Il Giornale 13-11-2002
di Luca Doninelli
Nei giorni del dolore, e affrontando argomenti dolorosi, a che pro parlare di bellezza? Cos’ha da dire la bellezza sui dissesti della terra, quelli naturali e quelli prodotti dall’uomo? Eppure, una cosa è evidente: senza la bellezza anche parlare del dolore sarebbe vano. Alla morte non sapremmo aggiungere altro che parole di morte, alla disperazione altra disperazione. Ne è la prova un libro di grande e insolita bellezza, realizzato da un giornalista e da un fotografo italiani, Gianni Valente e Massimo Quattrucci, in forza presso il mensile romano 30giorni.
Un lungo viaggio compiuto da Valente e Quattrucci in Cina ha prodotto “Il tesoro che fiorisce” (ed. 3ogiorni, prefazione di Giulio Andreotti, pagg. 90, euro 20).

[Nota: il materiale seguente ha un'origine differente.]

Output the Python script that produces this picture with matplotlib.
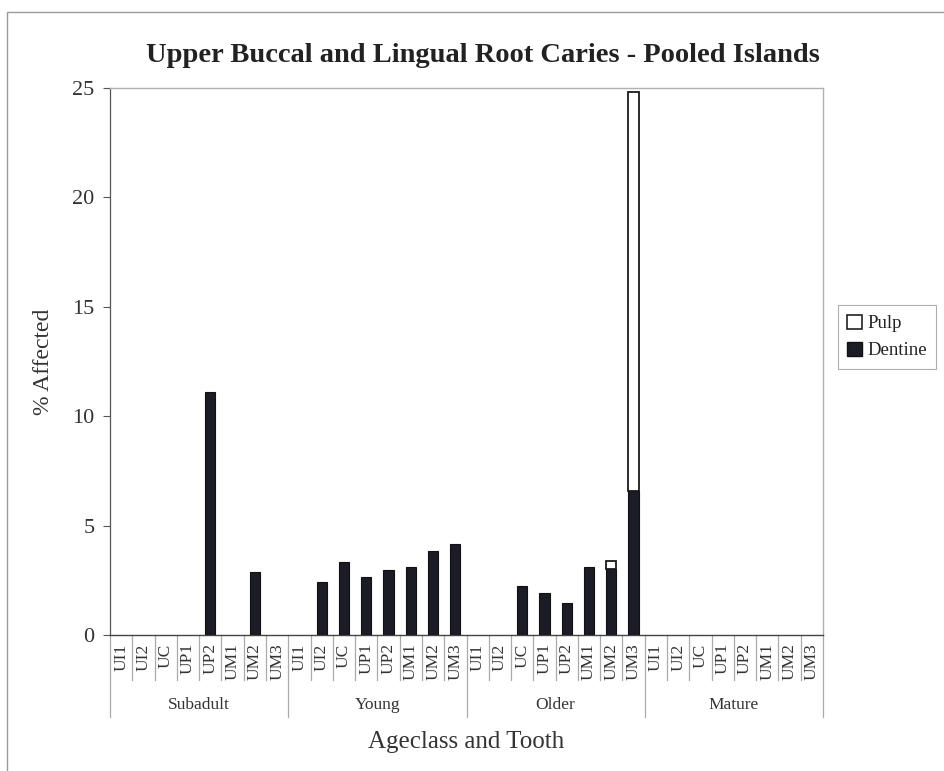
import matplotlib
matplotlib.use("Agg")
import matplotlib.pyplot as plt
import matplotlib.transforms as mtransforms
from matplotlib.patches import Rectangle, Patch
import numpy as np

plt.rcParams['font.family'] = ['Liberation Serif', 'DejaVu Serif']

ageclasses = ["Subadult", "Young", "Older", "Mature"]
teeth = ["UI1", "UI2", "UC", "UP1", "UP2", "UM1", "UM2", "UM3"]

# % affected per tooth, grouped by ageclass (Dentine at bottom, Pulp stacked above)
dentine_subadult = [0, 0, 0, 0, 11.1, 0, 2.9, 0]
dentine_young = [0, 2.4, 3.35, 2.65, 2.95, 3.1, 3.85, 4.15]
dentine_older = [0, 0, 2.25, 1.9, 1.45, 3.1, 3.0, 6.6]
dentine_mature = [0, 0, 0, 0, 0, 0, 0, 0]

pulp_subadult = [0, 0, 0, 0, 0, 0, 0, 0]
pulp_young = [0, 0, 0, 0, 0, 0, 0, 0]
pulp_older = [0, 0, 0, 0, 0, 0, 0.4, 18.2]
pulp_mature = [0, 0, 0, 0, 0, 0, 0, 0]

dentine = np.array(dentine_subadult + dentine_young + dentine_older + dentine_mature, dtype=float)
pulp = np.array(pulp_subadult + pulp_young + pulp_older + pulp_mature, dtype=float)
n = len(dentine)
x = np.arange(n)

W, H = 944, 771
fig = plt.figure(figsize=(W / 100, H / 100), dpi=100)
fig.patch.set_facecolor("white")

# outer chart-area frame
fig.patches.append(Rectangle((7 / W, -0.05), 1.2, 1 - 12 / H + 0.05,
                             transform=fig.transFigure, fill=False,
                             edgecolor="#9a9a9a", linewidth=1.0))

left, right, top, bottom = 110 / W, 823 / W, 88 / H, 635 / H
ax = fig.add_axes([left, 1 - bottom, right - left, bottom - top])

bw = 0.46
d_mask = dentine > 0
p_mask = pulp > 0
ax.bar(x[d_mask], dentine[d_mask], bw, color="#1c1c26", edgecolor="#111111",
       linewidth=0.8, label="Dentine", zorder=3)
ax.bar(x[p_mask], pulp[p_mask], bw, bottom=dentine[p_mask], color="white",
       edgecolor="#1a1a1a", linewidth=1.3, label="Pulp", zorder=3)

ax.set_xlim(-0.5, n - 0.5)
ax.set_ylim(0, 25)
ax.set_yticks(np.arange(0, 26, 5))
ax.tick_params(axis="y", direction="out", length=5, width=0.8, colors="#555555",
               labelsize=16, labelcolor="#333333", pad=6)

for side in ["top", "right"]:
    ax.spines[side].set_color("#b0b0b0")
    ax.spines[side].set_linewidth(1.0)
ax.spines["left"].set_color("#555555")
ax.spines["bottom"].set_color("#444444")
ax.spines["left"].set_linewidth(0.9)
ax.spines["bottom"].set_linewidth(1.0)

# tooth labels
ax.set_xticks(x)
ax.set_xticklabels(teeth * len(ageclasses), rotation=90, fontsize=12.5,
                   color="#333333", va="top")
ax.tick_params(axis="x", length=0, pad=6)

trans = mtransforms.blended_transform_factory(ax.transData, ax.transAxes)
axh_px = (bottom - top) * H
short = -45 / axh_px
long_ = -82 / axh_px
for b in np.arange(-0.5, n, 1.0):
    is_group = int(round(b + 0.5)) % len(teeth) == 0
    ax.plot([b, b], [0, long_ if is_group else short], transform=trans,
            color="#aaaaaa", linewidth=0.9, clip_on=False)

for gi, g in enumerate(ageclasses):
    cx = gi * len(teeth) + (len(teeth) - 1) / 2
    ax.text(cx, -70 / axh_px, g, transform=trans, ha="center", va="center",
            fontsize=12.5, color="#333333")

ax.text(0.5, -107 / axh_px, "Ageclass and Tooth", transform=ax.transAxes,
        ha="center", va="center", fontsize=18, color="#333333")
ax.set_ylabel("% Affected", fontsize=17, color="#333333", labelpad=13)

fig.text(483 / W, 1 - 56 / H,
         "Upper Buccal and Lingual Root Caries - Pooled Islands",
         ha="center", va="center", fontsize=20.5, fontweight="bold", color="#222222")

handles = [Patch(facecolor="white", edgecolor="#222222", linewidth=1.2, label="Pulp"),
           Patch(facecolor="#1c1c26", edgecolor="#111111", label="Dentine")]
leg = fig.legend(handles=handles, loc="center left",
                 bbox_to_anchor=(838 / W, 1 - 337 / H), fontsize=13.5,
                 frameon=True, fancybox=False, edgecolor="#999999",
                 handlelength=0.8, handleheight=0.8, handletextpad=0.25,
                 borderpad=0.5, labelspacing=0.5, borderaxespad=0)
leg.get_frame().set_linewidth(0.8)
for t in leg.get_texts():
    t.set_color("#222222")

fig.savefig("out.png", dpi=100, facecolor="white")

Il libro non nasce per caso. Come racconta il direttore Andreotti nella prefazione, da molti anni 3Ogiorni lavora affinché si possa arrivare a rapporti ufficiali tra la Santa Sede e il governo di Pechino. La rivista ha seguito spesso, nel corso degli anni, l’evoluzione dei rapporti tra regime comunista e comunità cristiane.
La cosa presenta molte difficoltà. Nel regime comunista che precedette l’avvento di Mao, infatti, la Chiesa cattolica si differenziò al suo interno tra coloro che aderirono all’Associazione patriottica dei cattolici cinesi - un organismo filocomunista teso a rescindere i rapporti tra i cattolici cinesi e la Santa Sede, covo di capitalisti - e coloro che, per restare fedeli a Roma, scelsero la clandestinità e, non di rado, il martirio. Questa ferita, ancora presente nella Chiesa in Cina, è sanabile o no?
Valente e Quattrucci sono andati in Cina senza tesi preconcette, con il solo intento di guardare e offrire poi un resoconto che fosse il più utile possibile a tutti: ai cinesi come a noi occidentali. Il risultato del loro lavoro va, credo, al di là di ogni previsione. Certo, il modo in cui il giornalista guarda quello che passa sotto i suoi occhi può condizionare il quadro generale. Valente si è posto, mi pare, la più semplice ed essenziale delle domande: non «a che punto sono i rapporti tra le due chiese in Cina?», bensì «c’è vita cristiana in Cina?». È infatti da questa seconda domanda che si deve partire per poter rispondere in modo credibile alla prima. Se c’è vita cristiana, allora la ferita è sanabile. Se non c’è vita cristiana, allora è dura.
Ora, questa vita c’è, ed è tutto quello che conta. Lo scritto puntuale di Valente lo mostra con abbondanza. Non sostiene tesi, non rincorre la completezza della documentazione, ma si attiene a un principio di ragion sufficiente tipicamente narrativo: registrare la presenza o meno di un dato. La luce che si leva dallo scritto di Valente si riverbera nell’apparato fotografico - che è il vero corpo del libro - di Quattrucci. Di questa Chiesa provata dal martirio (si leggano in proposito le cifre spaventose ne “I nuovi perseguitati” di Antonio Socci, ed. Piemme) rimane ancora una quantità di gioia sufficiente a confortare tutti i cristiani. Questa gioia si comunica attraverso la bellezza delle immagini di Quattrucci, alcune delle quali come il ritratto del vescovo Giuseppe Zheng - sono vere e proprie opere d’arte non indegne di un Cartier-Bresson.
E, devo dire, anche la voglia di fare un libro bello, ottimamente curato, con immagini belle per una bella storia, e belle per tutti (non solo per i cattolici), è segno di una passione culturale straordinaria. Nell’editoria cattolica non succede tutti i giorni.